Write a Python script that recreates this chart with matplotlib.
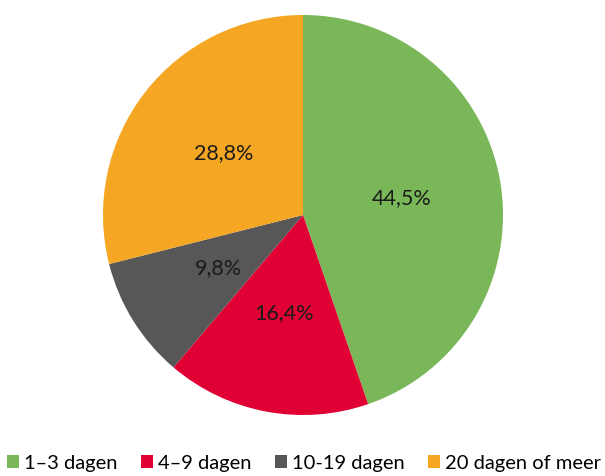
import matplotlib
matplotlib.use("Agg")
import matplotlib.pyplot as plt
from matplotlib.patches import Patch
import numpy as np

categories = ["1–3 dagen", "4–9 dagen", "10-19 dagen", "20 dagen of meer"]
values = [44.5, 16.4, 9.8, 28.8]
colors = ["#7ab758", "#e00034", "#575757", "#f5a623"]

plt.rcParams['font.family'] = ['Lato', 'DejaVu Sans']

fig = plt.figure(figsize=(6.05, 4.76), dpi=100)
ax = fig.add_axes([103/605, 61/476, 400/605, 400/476])
wedges, texts = ax.pie(values, colors=colors, startangle=90, counterclock=False,
                       radius=1.0, wedgeprops=dict(linewidth=0))
ax.set_xlim(-1, 1)
ax.set_ylim(-1, 1)
ax.set_aspect('equal')

total = sum(values)
theta = 90.0
for v, w in zip(values, wedges):
    mid = theta - v / total * 360 / 2
    theta -= v / total * 360
    r = 0.5
    ax.text(r * np.cos(np.radians(mid)), r * np.sin(np.radians(mid)),
            f"{v:.1f}%".replace(".", ","), ha="center", va="center",
            fontsize=15.5, color="#1a1a1a")

handles = [Patch(facecolor=c, edgecolor='none') for c in colors]
fig.legend(handles, categories, loc="center left", bbox_to_anchor=(0.012, 13/476),
           ncol=4, frameon=False, fontsize=14.5, handlelength=0.6, handleheight=0.6,
           handletextpad=0.25, columnspacing=1.15, borderaxespad=0, borderpad=0)

fig.savefig("out.png", dpi=100)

.....

(What is required)
Scan the listing above and identify each line holding the string "matplotlib"; copy every such line.

(Expected output)
Write a Python script that recreates this chart with matplotlib.
import matplotlib
matplotlib.use("Agg")
import matplotlib.pyplot as plt
from matplotlib.patches import Patch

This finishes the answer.